On opening night, the Hurricanes (1-0) delivered, led by Walker’s 14 points. Miami scored 42 of its 76 points in the paint Tuesday, which helped it survive a seven-point game from star shooting guard Isaiah Wong, 29.4-percent shooting from three-point range and a 14-of-22 performance from the free-throw line.
It was a promising start, albeit against an opponent with only one rotation player taller than 6-foot-8. The Hurricanes will get a more indicative test Saturday at 1 p.m. when they host the UCF Knights at the Watsco Center in Coral Gables.
Although it hasn’t been to the NCAA Tournament since 2019, UCF (1-0) has a potential NBA forward in C.J. Walker, and Knights center Cheikh Mbake Diong blocked five shots in their season-opening win Wednesday. Miami won’t simply have a massive size and athleticism advantage this weekend, which will make the task a bit more difficult for Walker, who has always thrived on his athleticism.
On Tuesday, the third-year sophomore’s energy sparked the Hurricanes off the bench, and he wound up playing starter’s minutes. At first, he settled for jumpers. Once he started to get downhill, Walker became a go-to scoring option.
He made a layup with 1:37 left in the first half to push Miami’s lead up to 34-29 and then he went 2 for 4 with nine points in the second half. While he still shot three threes, he also took six shots in the paint and attempted seven free throws for only the fourth time in his career. He was the type of player Larranaga needs him to be.

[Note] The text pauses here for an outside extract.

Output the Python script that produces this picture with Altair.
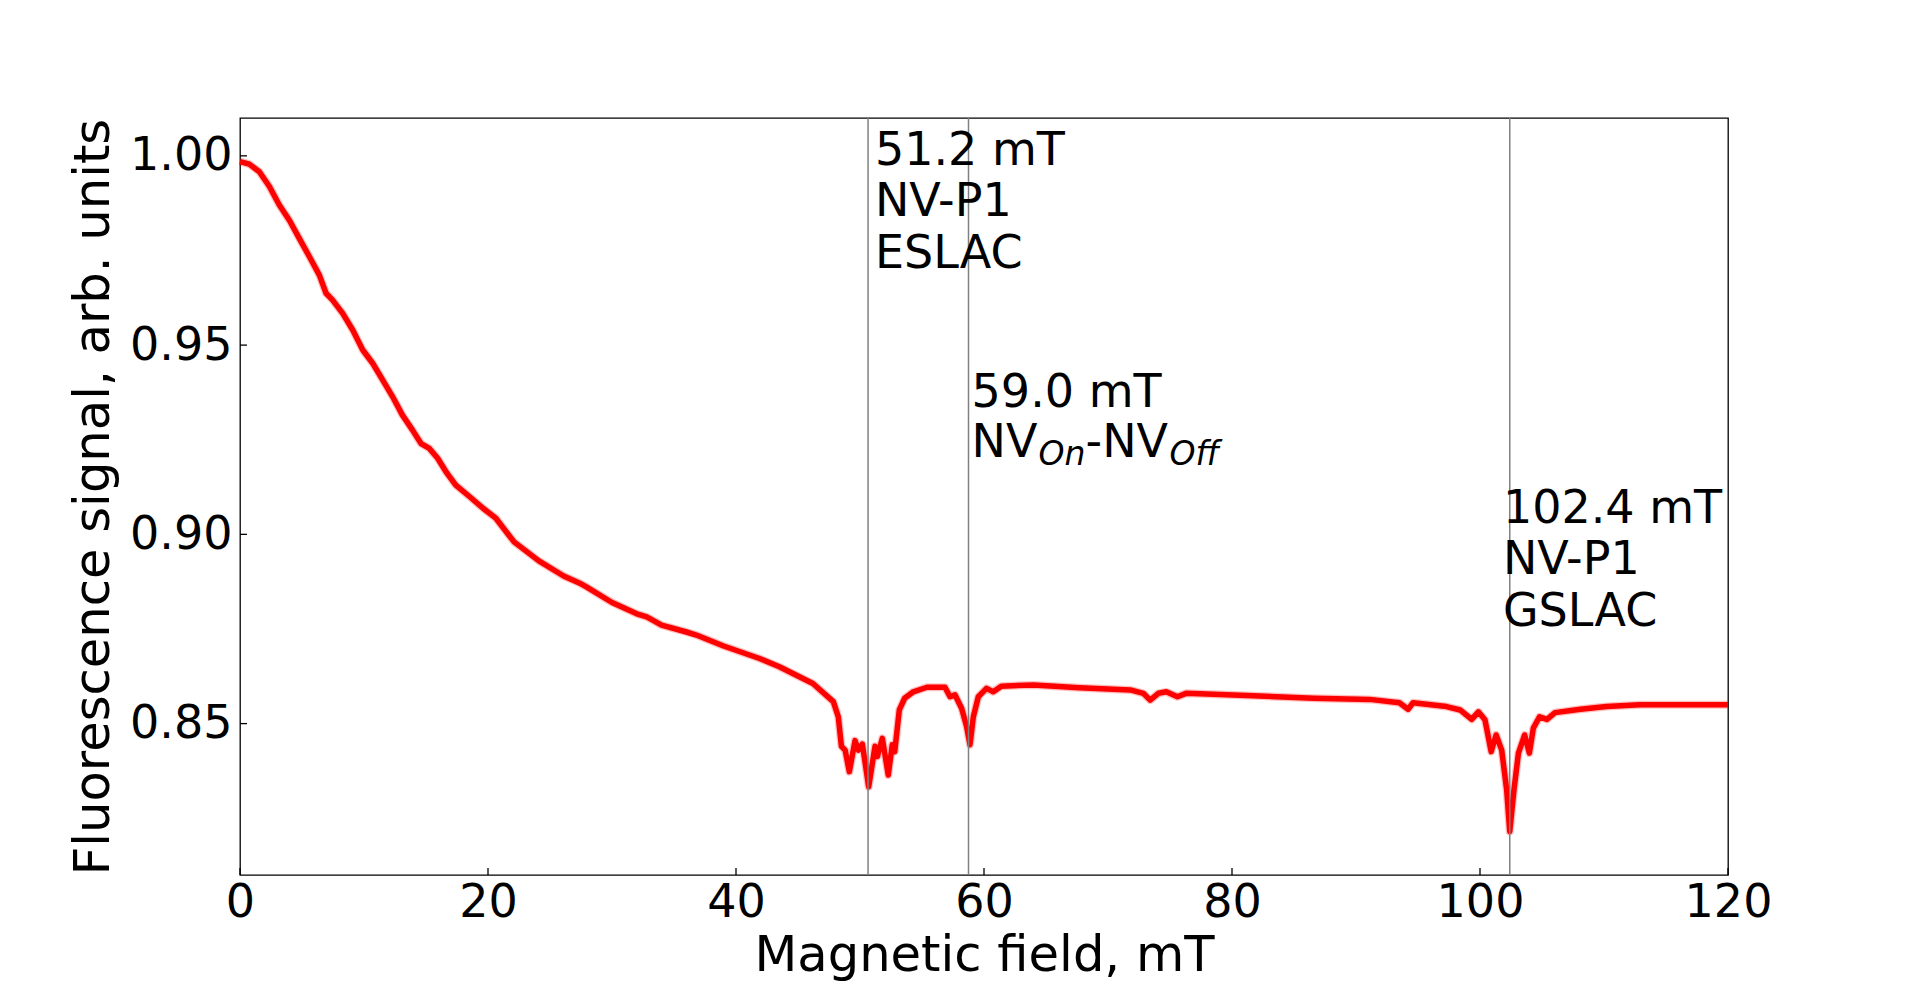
import altair as alt
import pandas as pd

# ---- data ----
field_mT = [0.0, 0.75, 1.56, 2.37, 3.17, 3.98, 4.78, 5.59, 6.4, 6.94, 7.47, 8.28, 9.09, 9.9,
            10.7, 11.5, 12.3, 13.1, 13.9, 14.6, 15.27, 15.94, 16.6, 17.4, 18.5, 19.6, 20.65,
            22.1, 24.1, 26.1, 27.4, 28.0, 30.0, 32.0, 32.8, 34.0, 36.0, 36.8, 39.0, 41.9,
            43.5, 46.2, 47.85, 48.25, 48.5, 48.8, 49.14, 49.6, 49.87, 50.19, 50.7, 51.21,
            51.4, 51.8, 52.28, 52.6, 52.8, 53.17, 53.6, 54.3, 55.4, 56.85, 57.26, 57.66,
            58.2, 58.6, 58.87, 59.14, 59.54, 60.2, 60.75, 61.4, 64.0, 67.7, 71.8, 72.85,
            73.4, 74.06, 74.7, 75.6, 76.3, 81.2, 86.6, 91.1, 93.5, 94.2, 94.6, 97.3, 98.4,
            99.33, 99.87, 100.4, 100.9, 101.3, 101.75, 102.15, 102.4, 102.74, 103.1, 103.6,
            103.98, 104.3, 104.8, 105.4, 106.05, 108.1, 110.2, 112.9, 115.6, 120.0]
signal = [0.9985, 0.9978, 0.9958, 0.9919, 0.987, 0.983, 0.9782, 0.9734, 0.9685, 0.9637, 0.9619,
          0.9584, 0.954, 0.9487, 0.9452, 0.9408, 0.9364, 0.9315, 0.9276, 0.924, 0.9227, 0.9201,
          0.9166, 0.913, 0.91, 0.9069, 0.9042, 0.898, 0.893, 0.889, 0.8871, 0.886, 0.882,
          0.879, 0.8782, 0.876, 0.8742, 0.8734, 0.8705, 0.8672, 0.865, 0.8606, 0.8558, 0.8518,
          0.844, 0.843, 0.8373, 0.8455, 0.843, 0.8446, 0.8333, 0.844, 0.8413, 0.8461, 0.8364,
          0.8444, 0.8426, 0.8536, 0.8567, 0.8584, 0.8596, 0.8596, 0.8571, 0.8576, 0.854,
          0.8492, 0.8444, 0.8518, 0.8571, 0.8593, 0.8584, 0.8599, 0.8602, 0.8595, 0.8589,
          0.858, 0.8562, 0.858, 0.8584, 0.8571, 0.858, 0.8574, 0.8567, 0.8564, 0.8555, 0.8538,
          0.8555, 0.8545, 0.8536, 0.8511, 0.8531, 0.851, 0.8426, 0.847, 0.843, 0.8325, 0.8215,
          0.8325, 0.8422, 0.847, 0.8422, 0.8488, 0.8518, 0.8511, 0.8529, 0.8538, 0.8545,
          0.855, 0.855, 0.855]

x_ticks = [0, 20, 40, 60, 80, 100, 120]
y_ticks = [0.85, 0.90, 0.95, 1.00]

marker_fields = [50.65, 58.75, 102.4]

label_fields = [51.2, 59.0, 101.85]
label_signals = [0.9976, 0.9336, 0.903]
label_texts = ["51.2 mT\nNV-P1\nESLAC", "59.0 mT", "102.4 mT\nNV-P1\nGSLAC"]

sub_field = 59.0
sub_signal = 0.9204
sub_texts = ["NV", "On", "-NV", "Off"]

# ---- chart ----
W, H = 1488, 757
FONT = "DejaVu Sans"

xscale = alt.Scale(domain=[0, 120], nice=False, zero=False)
yscale = alt.Scale(domain=[0.81, 1.01], nice=False, zero=False)

df = pd.DataFrame({"field": field_mT, "signal": signal})

x_axis = alt.Axis(values=x_ticks, format="d", title="Magnetic field, mT", ticks=False,
                  domain=False, grid=False, labelFont=FONT, labelFontSize=46,
                  labelColor="black", labelPadding=5, labelFlush=False, labelOverlap=False,
                  titleFont=FONT, titleFontSize=49.6, titleFontWeight="normal",
                  titleColor="black", titleX=W / 2, titleY=95, titleAlign="center",
                  titleBaseline="alphabetic")
y_axis = alt.Axis(values=y_ticks, format=".2f", title="Fluorescence signal, arb. units",
                  ticks=False, domain=False, grid=False, labelFont=FONT, labelFontSize=46,
                  labelColor="black", labelPadding=8, labelOverlap=False,
                  titleFont=FONT, titleFontSize=49.6, titleFontWeight="normal",
                  titleColor="black", titleAngle=270, titleX=-132, titleY=H / 2,
                  titleAlign="center", titleBaseline="alphabetic")

halo = alt.Chart(df).mark_line(color="#ff0000", strokeWidth=8, opacity=0.25,
                               strokeJoin="round").encode(
    x=alt.X("field:Q", scale=xscale, axis=x_axis),
    y=alt.Y("signal:Q", scale=yscale, axis=y_axis),
)
curve = alt.Chart(df).mark_line(color="#ff0000", strokeWidth=5.5, strokeJoin="round").encode(
    x=alt.X("field:Q", scale=xscale),
    y=alt.Y("signal:Q", scale=yscale),
)

markers = alt.Chart(pd.DataFrame({"field": marker_fields})).mark_rule(
    color="#808080", strokeWidth=1.5
).encode(x=alt.X("field:Q", scale=xscale))

xt = alt.Chart(pd.DataFrame({"field": x_ticks})).mark_rule(color="black", strokeWidth=1.3).encode(
    x=alt.X("field:Q", scale=xscale), y=alt.value(H), y2=alt.value(H - 7)
)
yt = alt.Chart(pd.DataFrame({"signal": y_ticks})).mark_rule(color="black", strokeWidth=1.3).encode(
    y=alt.Y("signal:Q", scale=yscale), x=alt.value(0), x2=alt.value(7)
)

labels = alt.Chart(pd.DataFrame({"field": label_fields, "signal": label_signals,
                                 "text": label_texts})).mark_text(
    align="left", baseline="alphabetic", font=FONT, fontSize=46, lineBreak="\n",
    lineHeight=51.5, color="black"
).encode(x=alt.X("field:Q", scale=xscale), y=alt.Y("signal:Q", scale=yscale), text="text:N")

sub_styles = [
    dict(dx=0, dy=0, fontSize=46, fontStyle="normal"),
    dict(dx=67, dy=8, fontSize=33, fontStyle="italic"),
    dict(dx=114, dy=0, fontSize=46, fontStyle="normal"),
    dict(dx=198, dy=8, fontSize=33, fontStyle="italic"),
]
sub_layers = []
for t, st in zip(sub_texts, sub_styles):
    sub_layers.append(
        alt.Chart(pd.DataFrame({"field": [sub_field], "signal": [sub_signal], "text": [t]}))
        .mark_text(align="left", baseline="alphabetic", font=FONT, color="black", **st)
        .encode(x=alt.X("field:Q", scale=xscale), y=alt.Y("signal:Q", scale=yscale),
                text="text:N")
    )

chart = alt.layer(halo, curve, markers, xt, yt, labels, *sub_layers).properties(
    width=W, height=H,
    autosize=alt.AutoSizeParams(type="none"),
    padding={"left": 232, "top": 110, "right": 184, "bottom": 107},
    background="white",
).configure_view(stroke="black", strokeWidth=1.3)

chart.save("out.html", embed_options={"renderer": "svg", "actions": False})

“I put a lot of pressure on defenses when I’m in the paint,” the 6-9, 215-pound athlete said Tuesday, “so he wants to put me in a spot where I do well at and I excel at.”
It’s the reason Larranaga turned to him as his sixth man on the first day of the season. He called for Walker right after Sam Waardenburg — the lone forward in a four-guard starting lineup — missed an easy shot at the rim. Walker brings a dimension the Hurricanes lack in their starting lineup.
Wong and fellow guard Kameron McGusty are both tough-shot makers, who can get to the rim, but are also content to fire up jumpers. Charlie Moore is a true point guard and only 5-11. Jordan Miller, a 6-7 guard, mostly does his damage near the rim, but he’s still a guard. Even Waardenburg, who’s 6-10 and missed all of last season with a foot injury, takes nearly 40 percent of his shots from three.
As the rotation is currently constructed, Miami will get most of its outside scoring from its starting lineup and its inside scoring from Walker and backup center Rodney Miller Jr.
“They can do it differently. You don’t have to do it all the same way,” Larranaga said. “Anthony Walker’s going to do it with his athletic ability.”
Miller, who scored eight points after missing most of last season with a knee injury, was the one traditional center in the Hurricanes’ rotation Tuesday. Walker is the reserve who can give Miami different identities.
For the most part, he will be a power forward and he primarily played next to either Waardenburg or Miller on Tuesday, but he also spent nearly three minutes at center late in the second half, surrounded by four guards.
Walker has sometimes been too reliant on his streaky jumper and he has averaged only 6.6 points and 2.0 free throws per game in his career. The Hurricanes don’t need him to be an offensive engine, though. They just want him to go hard to the rim. When he does, the offense can look different — more balanced — than it did last year.
“We’ve got to get as much inside scoring as we can,” McGusty said Tuesday. “We have guards that can really shoot it off the bounce, and catch and shoot, so we’re definitely going to need that contribution off the bench and just from the bigs in general.”